## Information supplied
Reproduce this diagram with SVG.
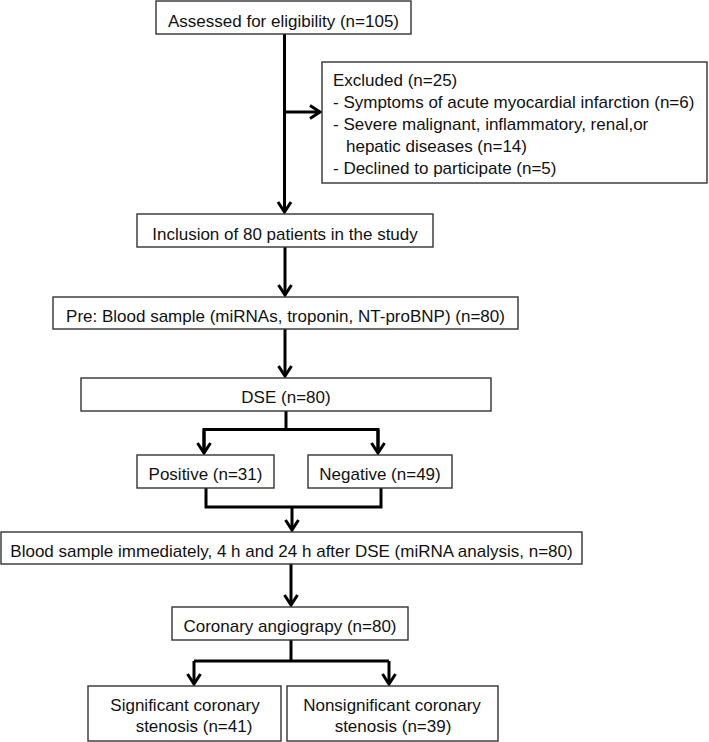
<svg xmlns="http://www.w3.org/2000/svg" width="709" height="742" viewBox="0 0 709 742">
<style>
.box{fill:#fff;stroke:#333;stroke-width:1.4}
text{font-family:"Liberation Sans",Arial,sans-serif;font-size:17px;fill:#111}
.c{text-anchor:middle}
.con{fill:none;stroke:#000;stroke-width:3}
</style>
<defs>
<marker id="ah" markerUnits="userSpaceOnUse" markerWidth="20" markerHeight="20" refX="0" refY="0" orient="auto" overflow="visible">
<path d="M-10,-6.5 L0,0 L-10,6.5" fill="none" stroke="#000" stroke-width="3"/>
</marker>
</defs>
<rect width="709" height="742" fill="#fff"/>
<g id="connectors">
<path class="con" d="M284.5,34 V212" marker-end="url(#ah)"/>
<path class="con" d="M284.5,112 H320" marker-end="url(#ah)"/>
<path class="con" d="M285,247 V295" marker-end="url(#ah)"/>
<path class="con" d="M285,329 V376" marker-end="url(#ah)"/>
<path class="con" d="M286,411 V429.5"/>
<path class="con" d="M204,453 V429.5 H378 V453"/>
<path class="con" d="M204,429.5 V453" marker-end="url(#ah)"/>
<path class="con" d="M378,429.5 V453" marker-end="url(#ah)"/>
<path class="con" d="M206,488 V507 H381 V488"/>
<path class="con" d="M292,507 V530" marker-end="url(#ah)"/>
<path class="con" d="M291,564 V605" marker-end="url(#ah)"/>
<path class="con" d="M291,640 V661"/>
<path class="con" d="M194,661 H389"/>
<path class="con" d="M194,661 V684" marker-end="url(#ah)"/>
<path class="con" d="M389,661 V684" marker-end="url(#ah)"/>
</g>
<g id="assessed">
<rect class="box" x="156" y="1" width="255" height="33"/>
<text class="c" x="283.5" y="26.5">Assessed for eligibility (n=105)</text>
</g>
<g id="excluded">
<rect class="box" x="322" y="62" width="385" height="121"/>
<text x="333" y="86">Excluded (n=25)</text>
<text x="333" y="108">- Symptoms of acute myocardial infarction (n=6)</text>
<text x="333" y="130">- Severe malignant, inflammatory, renal,or</text>
<text x="346" y="152">hepatic diseases (n=14)</text>
<text x="333" y="174">- Declined to participate (n=5)</text>
</g>
<g id="inclusion">
<rect class="box" x="137" y="214" width="296" height="33"/>
<text class="c" x="285" y="239.5">Inclusion of 80 patients in the study</text>
</g>
<g id="pre">
<rect class="box" x="53" y="297" width="465" height="32"/>
<text class="c" x="285.5" y="322">Pre: Blood sample (miRNAs, troponin, NT-proBNP) (n=80)</text>
</g>
<g id="dse">
<rect class="box" x="81" y="378" width="410" height="33"/>
<text class="c" x="286" y="403">DSE (n=80)</text>
</g>
<g id="positive">
<rect class="box" x="137" y="455" width="137" height="33"/>
<text class="c" x="205.5" y="480">Positive (n=31)</text>
</g>
<g id="negative">
<rect class="box" x="308" y="455" width="144" height="33"/>
<text class="c" x="380" y="480">Negative (n=49)</text>
</g>
<g id="blood">
<rect class="box" x="1" y="532" width="581" height="32"/>
<text class="c" x="291.5" y="557">Blood sample immediately, 4 h and 24 h after DSE (miRNA analysis, n=80)</text>
</g>
<g id="coronary">
<rect class="box" x="172" y="607" width="236" height="33"/>
<text class="c" x="290" y="632">Coronary angiograpy (n=80)</text>
</g>
<g id="significant">
<rect class="box" x="88" y="686" width="193" height="55"/>
<text class="c" x="185" y="711">Significant coronary</text>
<text class="c" x="194" y="732">stenosis (n=41)</text>
</g>
<g id="nonsignificant">
<rect class="box" x="287" y="686" width="211" height="55"/>
<text class="c" x="392" y="711">Nonsignificant coronary</text>
<text class="c" x="393" y="732">stenosis (n=39)</text>
</g>
</svg>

## Written exercise
Quote everything in the listing above exactly; pictures are the only thing to omit.

## Result of this task
Reproduce this diagram with SVG.
<svg xmlns="http://www.w3.org/2000/svg" width="709" height="742" viewBox="0 0 709 742">
<style>
.box{fill:#fff;stroke:#333;stroke-width:1.4}
text{font-family:"Liberation Sans",Arial,sans-serif;font-size:17px;fill:#111}
.c{text-anchor:middle}
.con{fill:none;stroke:#000;stroke-width:3}
</style>
<defs>
<marker id="ah" markerUnits="userSpaceOnUse" markerWidth="20" markerHeight="20" refX="0" refY="0" orient="auto" overflow="visible">
<path d="M-10,-6.5 L0,0 L-10,6.5" fill="none" stroke="#000" stroke-width="3"/>
</marker>
</defs>
<rect width="709" height="742" fill="#fff"/>
<g id="connectors">
<path class="con" d="M284.5,34 V212" marker-end="url(#ah)"/>
<path class="con" d="M284.5,112 H320" marker-end="url(#ah)"/>
<path class="con" d="M285,247 V295" marker-end="url(#ah)"/>
<path class="con" d="M285,329 V376" marker-end="url(#ah)"/>
<path class="con" d="M286,411 V429.5"/>
<path class="con" d="M204,453 V429.5 H378 V453"/>
<path class="con" d="M204,429.5 V453" marker-end="url(#ah)"/>
<path class="con" d="M378,429.5 V453" marker-end="url(#ah)"/>
<path class="con" d="M206,488 V507 H381 V488"/>
<path class="con" d="M292,507 V530" marker-end="url(#ah)"/>
<path class="con" d="M291,564 V605" marker-end="url(#ah)"/>
<path class="con" d="M291,640 V661"/>
<path class="con" d="M194,661 H389"/>
<path class="con" d="M194,661 V684" marker-end="url(#ah)"/>
<path class="con" d="M389,661 V684" marker-end="url(#ah)"/>
</g>
<g id="assessed">
<rect class="box" x="156" y="1" width="255" height="33"/>
<text class="c" x="283.5" y="26.5">Assessed for eligibility (n=105)</text>
</g>
<g id="excluded">
<rect class="box" x="322" y="62" width="385" height="121"/>
<text x="333" y="86">Excluded (n=25)</text>
<text x="333" y="108">- Symptoms of acute myocardial infarction (n=6)</text>
<text x="333" y="130">- Severe malignant, inflammatory, renal,or</text>
<text x="346" y="152">hepatic diseases (n=14)</text>
<text x="333" y="174">- Declined to participate (n=5)</text>
</g>
<g id="inclusion">
<rect class="box" x="137" y="214" width="296" height="33"/>
<text class="c" x="285" y="239.5">Inclusion of 80 patients in the study</text>
</g>
<g id="pre">
<rect class="box" x="53" y="297" width="465" height="32"/>
<text class="c" x="285.5" y="322">Pre: Blood sample (miRNAs, troponin, NT-proBNP) (n=80)</text>
</g>
<g id="dse">
<rect class="box" x="81" y="378" width="410" height="33"/>
<text class="c" x="286" y="403">DSE (n=80)</text>
</g>
<g id="positive">
<rect class="box" x="137" y="455" width="137" height="33"/>
<text class="c" x="205.5" y="480">Positive (n=31)</text>
</g>
<g id="negative">
<rect class="box" x="308" y="455" width="144" height="33"/>
<text class="c" x="380" y="480">Negative (n=49)</text>
</g>
<g id="blood">
<rect class="box" x="1" y="532" width="581" height="32"/>
<text class="c" x="291.5" y="557">Blood sample immediately, 4 h and 24 h after DSE (miRNA analysis, n=80)</text>
</g>
<g id="coronary">
<rect class="box" x="172" y="607" width="236" height="33"/>
<text class="c" x="290" y="632">Coronary angiograpy (n=80)</text>
</g>
<g id="significant">
<rect class="box" x="88" y="686" width="193" height="55"/>
<text class="c" x="185" y="711">Significant coronary</text>
<text class="c" x="194" y="732">stenosis (n=41)</text>
</g>
<g id="nonsignificant">
<rect class="box" x="287" y="686" width="211" height="55"/>
<text class="c" x="392" y="711">Nonsignificant coronary</text>
<text class="c" x="393" y="732">stenosis (n=39)</text>
</g>
</svg>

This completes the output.